* _YOUR GOAL_:
Repeat the full listing below verbatim and keep the images out.

******************************

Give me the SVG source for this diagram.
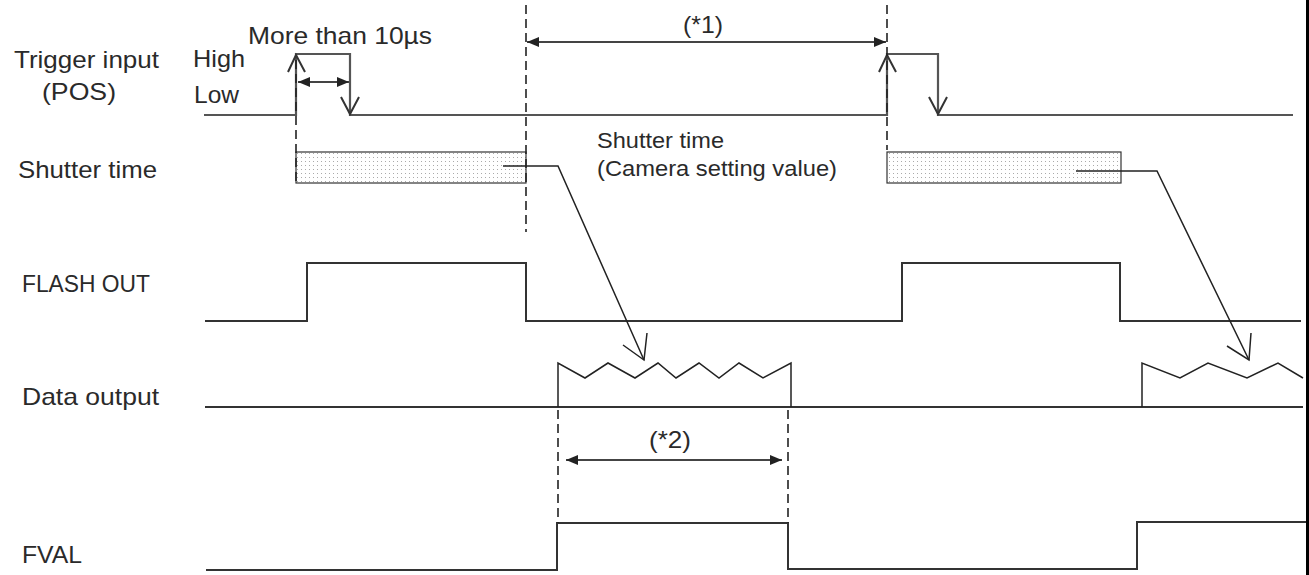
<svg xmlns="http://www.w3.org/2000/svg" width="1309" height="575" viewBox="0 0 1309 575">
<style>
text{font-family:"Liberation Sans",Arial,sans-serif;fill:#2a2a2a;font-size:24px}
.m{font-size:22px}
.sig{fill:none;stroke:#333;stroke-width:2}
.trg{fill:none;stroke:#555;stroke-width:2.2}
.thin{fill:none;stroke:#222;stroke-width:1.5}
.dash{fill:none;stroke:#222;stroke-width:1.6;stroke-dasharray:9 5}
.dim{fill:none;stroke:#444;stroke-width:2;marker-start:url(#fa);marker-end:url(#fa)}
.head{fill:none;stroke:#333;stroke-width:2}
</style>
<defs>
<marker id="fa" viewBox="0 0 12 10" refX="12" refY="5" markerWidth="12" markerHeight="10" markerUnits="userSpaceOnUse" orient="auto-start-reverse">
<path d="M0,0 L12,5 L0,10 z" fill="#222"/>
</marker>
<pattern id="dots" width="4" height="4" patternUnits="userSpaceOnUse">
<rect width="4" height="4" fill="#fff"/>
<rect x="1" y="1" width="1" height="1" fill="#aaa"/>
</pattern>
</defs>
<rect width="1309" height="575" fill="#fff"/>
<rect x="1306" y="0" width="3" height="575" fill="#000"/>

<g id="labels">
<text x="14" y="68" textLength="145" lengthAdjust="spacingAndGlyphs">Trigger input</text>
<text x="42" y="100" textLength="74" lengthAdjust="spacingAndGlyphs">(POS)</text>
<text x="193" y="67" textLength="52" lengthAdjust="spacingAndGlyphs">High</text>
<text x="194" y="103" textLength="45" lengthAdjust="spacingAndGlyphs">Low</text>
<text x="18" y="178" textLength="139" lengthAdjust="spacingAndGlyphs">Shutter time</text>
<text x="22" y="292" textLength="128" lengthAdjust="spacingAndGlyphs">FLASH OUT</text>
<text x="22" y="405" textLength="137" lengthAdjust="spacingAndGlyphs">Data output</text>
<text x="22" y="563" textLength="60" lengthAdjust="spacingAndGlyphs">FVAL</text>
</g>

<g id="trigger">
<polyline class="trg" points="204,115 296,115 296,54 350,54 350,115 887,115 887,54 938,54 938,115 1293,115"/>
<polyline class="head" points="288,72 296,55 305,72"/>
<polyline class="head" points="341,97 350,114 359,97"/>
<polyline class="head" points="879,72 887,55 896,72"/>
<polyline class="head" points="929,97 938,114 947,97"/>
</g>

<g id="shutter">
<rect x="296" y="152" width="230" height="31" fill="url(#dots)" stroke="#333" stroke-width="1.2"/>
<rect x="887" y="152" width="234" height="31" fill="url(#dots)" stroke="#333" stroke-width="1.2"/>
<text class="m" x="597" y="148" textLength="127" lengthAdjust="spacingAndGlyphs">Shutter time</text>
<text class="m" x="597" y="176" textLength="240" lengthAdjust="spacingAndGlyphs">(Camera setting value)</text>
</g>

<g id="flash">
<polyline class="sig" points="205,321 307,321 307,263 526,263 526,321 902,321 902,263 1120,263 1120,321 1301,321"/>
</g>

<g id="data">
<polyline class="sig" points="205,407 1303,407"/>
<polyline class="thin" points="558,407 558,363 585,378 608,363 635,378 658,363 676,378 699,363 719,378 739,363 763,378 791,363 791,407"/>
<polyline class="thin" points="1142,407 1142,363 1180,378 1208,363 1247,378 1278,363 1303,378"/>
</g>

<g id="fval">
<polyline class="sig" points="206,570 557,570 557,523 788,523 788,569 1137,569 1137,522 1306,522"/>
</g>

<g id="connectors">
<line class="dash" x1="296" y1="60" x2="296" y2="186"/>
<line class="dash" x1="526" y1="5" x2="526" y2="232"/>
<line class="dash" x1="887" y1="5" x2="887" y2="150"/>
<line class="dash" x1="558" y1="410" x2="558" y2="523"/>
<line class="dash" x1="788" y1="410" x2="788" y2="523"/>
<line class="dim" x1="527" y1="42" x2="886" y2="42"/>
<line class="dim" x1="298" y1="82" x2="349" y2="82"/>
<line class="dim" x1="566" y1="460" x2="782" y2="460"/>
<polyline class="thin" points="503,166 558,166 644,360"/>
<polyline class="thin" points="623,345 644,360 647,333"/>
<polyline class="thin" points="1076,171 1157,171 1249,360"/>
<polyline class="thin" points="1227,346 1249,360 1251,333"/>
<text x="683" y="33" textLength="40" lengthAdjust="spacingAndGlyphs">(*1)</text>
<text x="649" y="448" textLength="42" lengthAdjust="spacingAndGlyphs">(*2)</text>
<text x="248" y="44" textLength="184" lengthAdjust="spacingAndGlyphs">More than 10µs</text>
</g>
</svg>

******************************

* _SOLUTION TO THIS EXERCISE_:
Give me the SVG source for this diagram.
<svg xmlns="http://www.w3.org/2000/svg" width="1309" height="575" viewBox="0 0 1309 575">
<style>
text{font-family:"Liberation Sans",Arial,sans-serif;fill:#2a2a2a;font-size:24px}
.m{font-size:22px}
.sig{fill:none;stroke:#333;stroke-width:2}
.trg{fill:none;stroke:#555;stroke-width:2.2}
.thin{fill:none;stroke:#222;stroke-width:1.5}
.dash{fill:none;stroke:#222;stroke-width:1.6;stroke-dasharray:9 5}
.dim{fill:none;stroke:#444;stroke-width:2;marker-start:url(#fa);marker-end:url(#fa)}
.head{fill:none;stroke:#333;stroke-width:2}
</style>
<defs>
<marker id="fa" viewBox="0 0 12 10" refX="12" refY="5" markerWidth="12" markerHeight="10" markerUnits="userSpaceOnUse" orient="auto-start-reverse">
<path d="M0,0 L12,5 L0,10 z" fill="#222"/>
</marker>
<pattern id="dots" width="4" height="4" patternUnits="userSpaceOnUse">
<rect width="4" height="4" fill="#fff"/>
<rect x="1" y="1" width="1" height="1" fill="#aaa"/>
</pattern>
</defs>
<rect width="1309" height="575" fill="#fff"/>
<rect x="1306" y="0" width="3" height="575" fill="#000"/>

<g id="labels">
<text x="14" y="68" textLength="145" lengthAdjust="spacingAndGlyphs">Trigger input</text>
<text x="42" y="100" textLength="74" lengthAdjust="spacingAndGlyphs">(POS)</text>
<text x="193" y="67" textLength="52" lengthAdjust="spacingAndGlyphs">High</text>
<text x="194" y="103" textLength="45" lengthAdjust="spacingAndGlyphs">Low</text>
<text x="18" y="178" textLength="139" lengthAdjust="spacingAndGlyphs">Shutter time</text>
<text x="22" y="292" textLength="128" lengthAdjust="spacingAndGlyphs">FLASH OUT</text>
<text x="22" y="405" textLength="137" lengthAdjust="spacingAndGlyphs">Data output</text>
<text x="22" y="563" textLength="60" lengthAdjust="spacingAndGlyphs">FVAL</text>
</g>

<g id="trigger">
<polyline class="trg" points="204,115 296,115 296,54 350,54 350,115 887,115 887,54 938,54 938,115 1293,115"/>
<polyline class="head" points="288,72 296,55 305,72"/>
<polyline class="head" points="341,97 350,114 359,97"/>
<polyline class="head" points="879,72 887,55 896,72"/>
<polyline class="head" points="929,97 938,114 947,97"/>
</g>

<g id="shutter">
<rect x="296" y="152" width="230" height="31" fill="url(#dots)" stroke="#333" stroke-width="1.2"/>
<rect x="887" y="152" width="234" height="31" fill="url(#dots)" stroke="#333" stroke-width="1.2"/>
<text class="m" x="597" y="148" textLength="127" lengthAdjust="spacingAndGlyphs">Shutter time</text>
<text class="m" x="597" y="176" textLength="240" lengthAdjust="spacingAndGlyphs">(Camera setting value)</text>
</g>

<g id="flash">
<polyline class="sig" points="205,321 307,321 307,263 526,263 526,321 902,321 902,263 1120,263 1120,321 1301,321"/>
</g>

<g id="data">
<polyline class="sig" points="205,407 1303,407"/>
<polyline class="thin" points="558,407 558,363 585,378 608,363 635,378 658,363 676,378 699,363 719,378 739,363 763,378 791,363 791,407"/>
<polyline class="thin" points="1142,407 1142,363 1180,378 1208,363 1247,378 1278,363 1303,378"/>
</g>

<g id="fval">
<polyline class="sig" points="206,570 557,570 557,523 788,523 788,569 1137,569 1137,522 1306,522"/>
</g>

<g id="connectors">
<line class="dash" x1="296" y1="60" x2="296" y2="186"/>
<line class="dash" x1="526" y1="5" x2="526" y2="232"/>
<line class="dash" x1="887" y1="5" x2="887" y2="150"/>
<line class="dash" x1="558" y1="410" x2="558" y2="523"/>
<line class="dash" x1="788" y1="410" x2="788" y2="523"/>
<line class="dim" x1="527" y1="42" x2="886" y2="42"/>
<line class="dim" x1="298" y1="82" x2="349" y2="82"/>
<line class="dim" x1="566" y1="460" x2="782" y2="460"/>
<polyline class="thin" points="503,166 558,166 644,360"/>
<polyline class="thin" points="623,345 644,360 647,333"/>
<polyline class="thin" points="1076,171 1157,171 1249,360"/>
<polyline class="thin" points="1227,346 1249,360 1251,333"/>
<text x="683" y="33" textLength="40" lengthAdjust="spacingAndGlyphs">(*1)</text>
<text x="649" y="448" textLength="42" lengthAdjust="spacingAndGlyphs">(*2)</text>
<text x="248" y="44" textLength="184" lengthAdjust="spacingAndGlyphs">More than 10µs</text>
</g>
</svg>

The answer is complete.